Heartless
- U.S. first edition cover
- Author: Gail Carriger
- Cover artist: Lauren Panepinto
- Language: English
- Series: The Parasol Protectorate
- Genre: Steampunk, Paranormal romance
- Publisher: Orbit
- Publication date: June 28, 2011 (1st edition)
- Publication place: United States
- Media type: Print (Paperback)
- Pages: 400pp (1st edition)
- ISBN: 0-316-12719-1
- OCLC: 692290838
- Preceded by: Blameless
- Followed by: Timeless

= Heartless (Carriger novel) =

2011 novel by Gail Carriger

Heartless is a steampunk paranormal romance novel by Gail Carriger. Released on June 28, 2011, by Orbit Books, Heartless is the fourth book in the New York Times best-selling "The Parasol Protectorate" series, each featuring Alexia Tarabotti, a woman without a soul, as its lead character.

==Plot==
Blending steampunk with urban fantasy, Heartless is set in an alternate history version of Victorian era Britain where vampires and werewolfs are welcomed as members of society, often in the upper class. The protagonist of the novel is Alexia Tarabotti, the Lady Maccon, who is "soulless", and thus unaffected by the powers of supernatural beings. The author has stated in interviews that while Changeless and Blameless, the second and third books in the series, were closely linked, Heartless will be more independent, in the manner of Soulless, the series' first entry.

Alexia is now eight months pregnant, but that will not stand in the way of her duties to her country and her pack. When a mad ghost threatens Queen Victoria, Alexia must determine who is trying to assassinate the monarch before it is too late. Her handsome husband is once again by her side, even as her quest delves into his murky past. To make matters worse, her sister Felicity has become a suffragette, something odd has taken up residence in Lord Akeldama's second best closet, and London is suffering a plague of zombie porcupines.

==Publication history==
- 2011, USA, Orbit Books ISBN 0-316-12719-1, Pub date 28 June 2011, Paperback
- 2011, UK, Orbit Books ISBN 0-356-50009-8, Pub date 7 July 2011, Paperback

On September 22, 2010, the author reported that the manuscript was "99% complete" and that the final draft of the novel was due to the publisher on November 1, 2010. Publisher Orbit Books released the book's cover on February 1, 2011, and a revised version in late March 2011. As with the first three novels in the series, this cover was designed by Lauren Panepinto and the model on the cover is Donna Ricci. The original photographs of Ricci for this cover were taken by Pixie Vision Productions.
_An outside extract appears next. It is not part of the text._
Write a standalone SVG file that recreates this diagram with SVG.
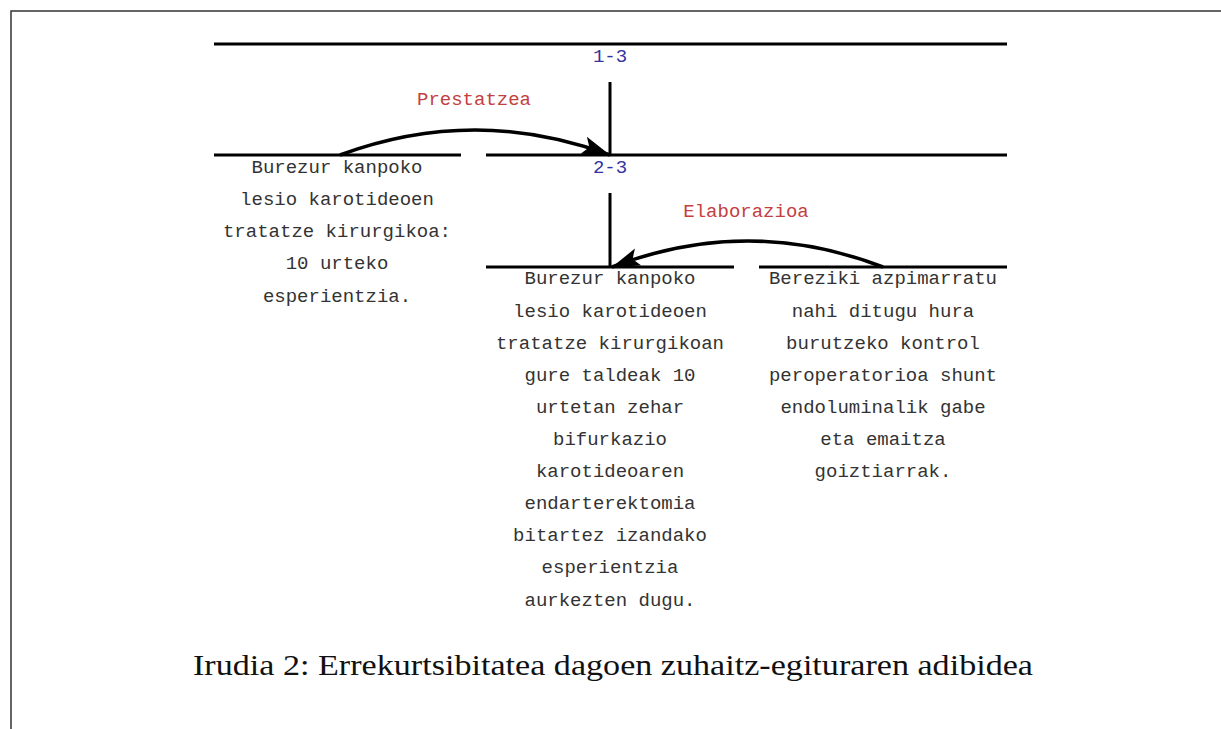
<svg xmlns="http://www.w3.org/2000/svg" width="1221" height="729" viewBox="0 0 1221 729">
<style>
.ln{stroke:#000;stroke-width:3;fill:none}
.t{font-family:"Liberation Mono","DejaVu Sans Mono",monospace;font-size:19px;fill:#333;text-anchor:middle}
.id{font-family:"Liberation Mono",monospace;font-size:19px;fill:#3333a0;text-anchor:middle}
.rel{font-family:"Liberation Mono",monospace;font-size:19px;fill:#c44040;text-anchor:middle}
.cap{font-family:"Liberation Serif","Times New Roman",serif;font-size:29px;fill:#111;text-anchor:middle}
.arc{stroke:#000;stroke-width:3.5;fill:none}
</style>
<defs>
<marker id="ah" markerUnits="userSpaceOnUse" markerWidth="30" markerHeight="30" viewBox="0 0 30 30" refX="28" refY="15" orient="auto">
<path d="M0,6 L28,15 L0,24 L6,15 Z" fill="#000"/>
</marker>
</defs>
<rect width="1221" height="729" fill="#fff"/>
<g id="frame">
<path d="M11,729 V11 H1221" stroke="#333" stroke-width="1.5" fill="none"/>
</g>
<g id="node-1-3">
<line class="ln" x1="214" y1="44" x2="1007" y2="44"/>
<text class="id" x="610" y="62">1-3</text>
</g>
<g id="node-sat1">
<line class="ln" x1="214" y1="155" x2="461" y2="155"/>
<text class="t" x="337" y="173">Burezur kanpoko</text>
<text class="t" x="337" y="205">lesio karotideoen</text>
<text class="t" x="337" y="237">tratatze kirurgikoa:</text>
<text class="t" x="337" y="269">10 urteko</text>
<text class="t" x="337" y="302">esperientzia.</text>
</g>
<g id="node-2-3">
<line class="ln" x1="610" y1="82" x2="610" y2="155"/>
<line class="ln" x1="486" y1="155" x2="1007" y2="155"/>
<text class="id" x="610" y="173">2-3</text>
<line class="ln" x1="610" y1="193" x2="610" y2="267"/>
</g>
<g id="node-nuc2">
<line class="ln" x1="486" y1="267" x2="734" y2="267"/>
<text class="t" x="610" y="284">Burezur kanpoko</text>
<text class="t" x="610" y="317">lesio karotideoen</text>
<text class="t" x="610" y="349">tratatze kirurgikoan</text>
<text class="t" x="610" y="381">gure taldeak 10</text>
<text class="t" x="610" y="413">urtetan zehar</text>
<text class="t" x="610" y="445">bifurkazio</text>
<text class="t" x="610" y="477">karotideoaren</text>
<text class="t" x="610" y="509">endarterektomia</text>
<text class="t" x="610" y="541">bitartez izandako</text>
<text class="t" x="610" y="573">esperientzia</text>
<text class="t" x="610" y="606">aurkezten dugu.</text>
</g>
<g id="node-sat2">
<line class="ln" x1="759" y1="267" x2="1007" y2="267"/>
<text class="t" x="883" y="284">Bereziki azpimarratu</text>
<text class="t" x="883" y="317">nahi ditugu hura</text>
<text class="t" x="883" y="349">burutzeko kontrol</text>
<text class="t" x="883" y="381">peroperatorioa shunt</text>
<text class="t" x="883" y="413">endoluminalik gabe</text>
<text class="t" x="883" y="445">eta emaitza</text>
<text class="t" x="883" y="477">goiztiarrak.</text>
</g>
<g id="connectors">
<path class="arc" d="M340,155 Q475,105 610,155" marker-end="url(#ah)"/>
<text class="rel" x="474" y="105">Prestatzea</text>
<path class="arc" d="M883,267 Q748,215 612,267" marker-end="url(#ah)"/>
<text class="rel" x="746" y="217">Elaborazioa</text>
</g>
<g id="caption">
<text class="cap" x="613" y="675" textLength="840" lengthAdjust="spacingAndGlyphs">Irudia 2: Errekurtsibitatea dagoen zuhaitz-egituraren adibidea</text>
</g>
</svg>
While the author's official website also lists German, Italian, Spanish, and other translated editions of the first three novels in the series to be released in the near future, no publication dates have yet been announced for any non-English language editions of Heartless.

==Reception==
In their May 2011 review, Publishers Weekly said of Heartless that "Carriger's writing remains crisp and witty, and the affectionate banter between Lord and Lady Maccon will please series fans distressed by their long separation in 2010's Blameless."

The book debuted on the New York Times best-seller list at #11 for the week ending July 2, 2011. Heartless debuted at #12 on the Publishers Weekly best-seller list for mass market paperbacks.